A UNESCO e o imperialismo

Ângelo Alves

Os EUA e Israel abandonam a UNESCO porque não toleram que a Palestina tenha um tratamento igual aos outros estados

A administração dos EUA e o governo israelita anunciaram a sua retirada da Organização das Nações Unidas para a Educação, a Ciência e a Cultura, a UNESCO.

Importa desde já realçar duas questões prévias.

A primeira é que a UNESCO é uma Organização da ONU com uma missão vasta e importante. A sua criação, em 1945, logo após o final da II Guerra Mundial, resultou da ideia de que «não bastam os acordos políticos e económicos para estabelecer uma paz duradoura». Segundo os seus documentos fundadores essa paz deve ser construída com base no diálogo entre nações e culturas. O respeito pela diversidade e o diálogo cultural; a educação como direito universal; o acesso por todos – em particular pelas crianças – aos avanços da ciência; a liberdade de expressão; o direito das crianças, e dos cidadãos em geral, ao desenvolvimento e à dignidade humana são alguns dos valores proclamados pela UNESCO. É desta estrutura internacional, e da sua missão, que EUA e Israel se retiram.
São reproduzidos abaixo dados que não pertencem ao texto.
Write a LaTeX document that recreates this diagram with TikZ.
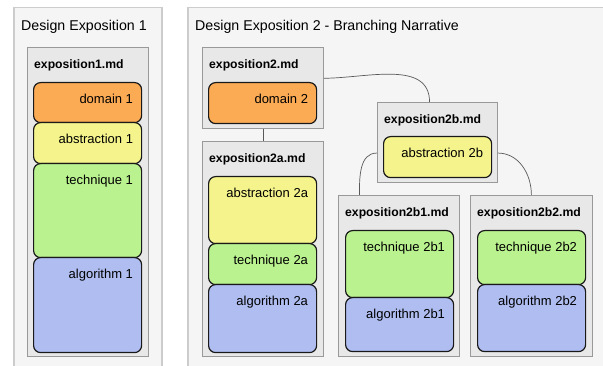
\documentclass[tikz,border=0pt]{standalone}
\usepackage{fontspec}
\setmainfont{Liberation Sans}
\usepackage{tikz}
\usetikzlibrary{positioning}

\definecolor{domcol}{HTML}{FCAB55}
\definecolor{abscol}{HTML}{F5F48C}
\definecolor{teccol}{HTML}{BAF28F}
\definecolor{algcol}{HTML}{AFBDF0}

\tikzset{
  panel/.style={draw=black!20, line width=1.5pt, fill=black!4, anchor=north west, inner sep=0pt},
  mdfile/.style={draw=black!40, line width=0.8pt, fill=black!9, anchor=north west, inner sep=0pt, minimum width=121pt},
  part/.style={draw=black!90, line width=1.2pt, rounded corners=7pt, anchor=north west, inner sep=0pt, minimum width=108pt},
  title/.style={anchor=north west, inner sep=0pt, xshift=8pt, yshift=-13pt, font=\fontsize{14.2}{16}\selectfont},
  fname/.style={anchor=north west, inner sep=0pt, xshift=7pt, yshift=-12pt, font=\fontsize{12.2}{14}\selectfont\bfseries},
  tag/.style={anchor=north east, inner sep=0pt, xshift=-9pt, yshift=-12pt, font=\fontsize{13}{15}\selectfont},
  link/.style={draw=black!65, line width=0.7pt}
}

\begin{document}
\begin{tikzpicture}[x=1pt,y=-1pt]
\useasboundingbox (0,0) rectangle (603,366);
\clip (0,0) rectangle (603,366);
% the two panels
\node[panel, minimum width=148pt, minimum height=400pt, label={[title]north west:Design Exposition 1}] (d1) at (13,7) {};
\node[panel, minimum width=450pt, minimum height=400pt, label={[title]north west:Design Exposition 2 - Branching Narrative}] (d2) at (187,7) {};
%exposition 1
\node[mdfile, minimum height=309pt, label={[fname]north west:exposition1.md}] (x1) at (27,47) {};
\node[part, fill=domcol, minimum height=40pt, label={[tag]north east:domain 1}] (dom1) at (33,82) {};
\node[part, fill=abscol, minimum height=41pt, label={[tag]north east:abstraction 1}] (abs1) at (33,122) {};
\node[part, fill=teccol, minimum height=94pt, label={[tag]north east:technique 1}] (tec1) at (33,163) {};
\node[part, fill=algcol, minimum height=95pt, label={[tag]north east:algorithm 1}] (alg1) at (33,257) {};
%exposition 2, the trunk
\node[mdfile, minimum height=81pt, label={[fname]north west:exposition2.md}] (x2) at (202,47) {};
\node[part, fill=domcol, minimum height=41pt, label={[tag]north east:domain 2}] (dom2) at (208,82) {};
%branch 2a
\node[mdfile, minimum height=215pt, label={[fname]north west:exposition2a.md}] (x2a) at (202,141) {};
\node[part, fill=abscol, minimum height=67pt, label={[tag]north east:abstraction 2a}] (abs2a) at (208,176) {};
\node[part, fill=teccol, minimum height=41pt, label={[tag]north east:technique 2a}] (tec2a) at (208,243) {};
\node[part, fill=algcol, minimum height=68pt, label={[tag]north east:algorithm 2a}] (alg2a) at (208,284) {};
%branch 2b
\node[mdfile, minimum width=120pt, minimum height=80pt, label={[fname]north west:exposition2b.md}] (x2b) at (377,102) {};
\node[part, fill=abscol, minimum height=41pt, label={[tag]north east:abstraction 2b}] (abs2b) at (383,136) {};
%branch 2b1
\node[mdfile, minimum height=161pt, label={[fname]north west:exposition2b1.md}] (x2b1) at (338,195) {};
\node[part, fill=teccol, minimum height=67pt, label={[tag]north east:technique 2b1}] (tec2b1) at (345,230) {};
\node[part, fill=algcol, minimum height=54pt, label={[tag]north east:algorithm 2b1}] (alg2b1) at (345,297) {};
%branch 2b2
\node[mdfile, minimum width=122pt, minimum height=161pt, label={[fname]north west:exposition2b2.md}] (x2b2) at (470,195) {};
\node[part, fill=teccol, minimum height=54pt, label={[tag]north east:technique 2b2}] (tec2b2) at (477,230) {};
\node[part, fill=algcol, minimum height=67pt, label={[tag]north east:algorithm 2b2}] (alg2b2) at (477,284) {};
% links between the files
\draw[link] (x2.south) -- (x2a.north);
\draw[link] (x2.9) to[out=0, in=90] (x2b.101);
\draw[link] (x2b.190) to[out=180, in=90] (x2b1.116);
\draw[link] (x2b.-10) to[out=0, in=90] (x2b2.north);
\end{tikzpicture}
\end{document}
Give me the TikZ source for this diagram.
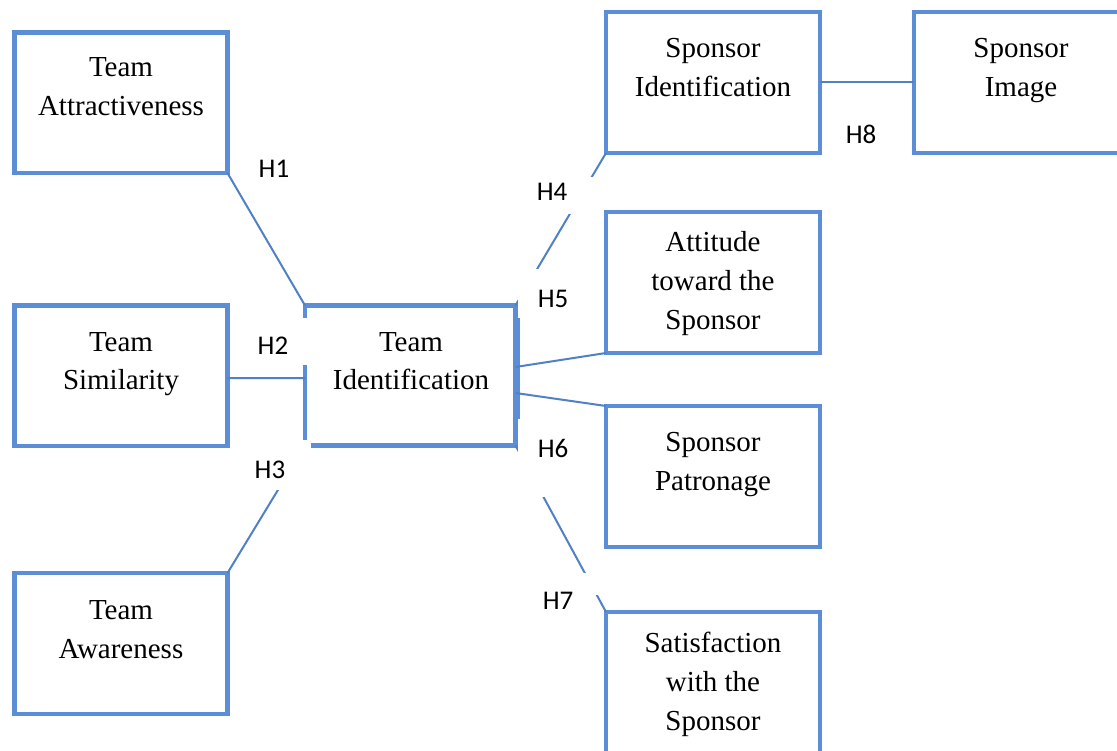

A segunda nota é que, no caso dos EUA, esta decisão não é nem inédita, nem da exclusiva responsabilidade de Trump. Em 1984 a administração Reagan tomou idêntica decisão que só seria revertida 18 anos depois, em 2002. E… em 2011, a administração Obama suspendeu, até aos dias de hoje, o pagamento das quotas àquela organização na sequência da admissão da Palestina como membro de pleno direito da UNESCO. Israel haveria de proceder de forma igual. Ambos dão agora, de forma coordenada, o passo consequente de abandonar a UNESCO.

Os EUA e Israel abandonam a UNESCO porque não toleram que a Palestina tenha um tratamento igual a todos os outros estados do Mundo. Mais, abandonam porque a UNESCO classificou vários locais da Palestina como Património Mundial tendo-os referenciado como património em risco, como é o caso da cidade velha de Hebron e da Mesquita de Ibrahimi. Abandonam porque a UNESCO se «atreveu» a tecer críticas a Israel sobre a sua política em Jerusalém relativamente ao complexo da mesquita de Al-Aqsa e porque o processo de designação do novo Director Geral da organização apontava para uma forte probabilidade da eleição de um árabe (ou do Qatar ou do Egipto), facto que não se veio a verificar, tendo sido eleita a francesa Audrey Azoulay, ministra da Cultura no governo de Hollande.

Mas, verdadeiramente, esta decisão não surpreende aqueles que há muito denunciam a instrumentalização da ONU pelas grandes potências. O facto real no meio desta história é que Israel é que tem gozado de uma escandalosa impunidade pelas ilegalidades que comete. O que é verdade é que Israel e os EUA são os autores de algumas das maiores violações da Carta das Nações Unidas e de inúmeras resoluções da Assembleia Geral e do Conselho de Segurança.

Mas o caso da UNESCO dá-nos ainda mais dois elementos. O primeiro é a necessidade de uma reforma da ONU que valorize mais o papel da sua Assembleia Geral. O segundo é que este facto vem comprovar aquilo que sempre dissemos: os EUA só respeitam ou invocam a ONU e o Direito Internacional quando isso vai de encontro aos seus objectivos, caso contrário desrespeitam-no abertamente e declaram-lhe guerra. E isso não é uma visão exclusiva de Trump. É a visão imperialista do Mundo.